Real examples that work
- Westfield London — Samsung KX: long-running experiential pop-up that doubled as a brand education space, no transactional KPI.
- Dubai Mall — fragrance launches: atrium takeovers with synchronized LED walls, sampling teams, and app push offers within 200m geofence.
- Mall of Berlin — local F&B cross-promo: "10% off at any restaurant after €30 spent in fashion" — drove a measurable 14% lift in food-court receipts.
Common mistakes
- Treating screens as wallpaper. No scheduling, no creative rotation, no measurement. The screens become invisible within two weeks.
- Selling inventory without attribution. Brands won't renew if you can't tell them what happened.
- Pricing on cost, not on outcome. A campaign that drives €40k in tenant sales is worth more than a flat €2k slot rate.
- Ignoring the app. The loyalty app is the only first-party channel that can re-target the shopper after they leave.
- One-size-fits-all dayparting. Mums in the morning, teens after school, dates on Friday evenings — same screen, different audiences.
Where to go next
If you're building a mall media business from scratch, start with the inventory audit, then the measurement stack, then the sales motion. Mallsio's advertising screens, digital signage and campaigns module are the operational backbone most operators use. Want a tailored estimate? See pricing or book a demo.
Frequently asked questions
How much does mall advertising cost?
Digital screen loops typically range from €800 to €3,500 per week per network, full atrium takeovers €5,000–€20,000 per week, and pop-up stores €2,000–€15,000 per week. Pricing depends on mall tier, format, and exclusivity.
What is the most effective mall advertising format?
For brand lift, atrium LED walls and experiential pop-ups. For measurable sales, loyalty-app pushes combined with redeemable coupons consistently outperform passive media.

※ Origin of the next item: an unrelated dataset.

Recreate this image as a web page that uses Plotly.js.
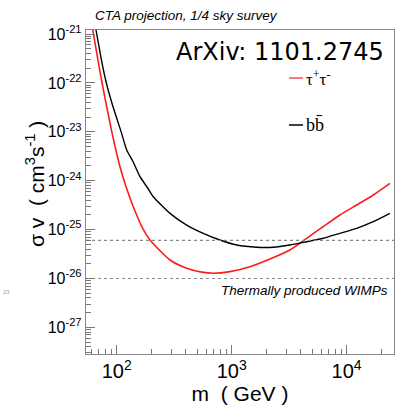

How do you measure ROI on mall advertising?
Combine footfall counters, coupon redemption tracking, loyalty receipt matching, and dwell-time analytics. Always compare against a control period or a non-advertised tenant to isolate campaign impact.
Are pop-up stores worth it for brands?
Yes, particularly for DTC brands testing physical retail and for established brands launching new lines. Pop-ups deliver brand education, sampling, and first-party data collection that pure digital cannot.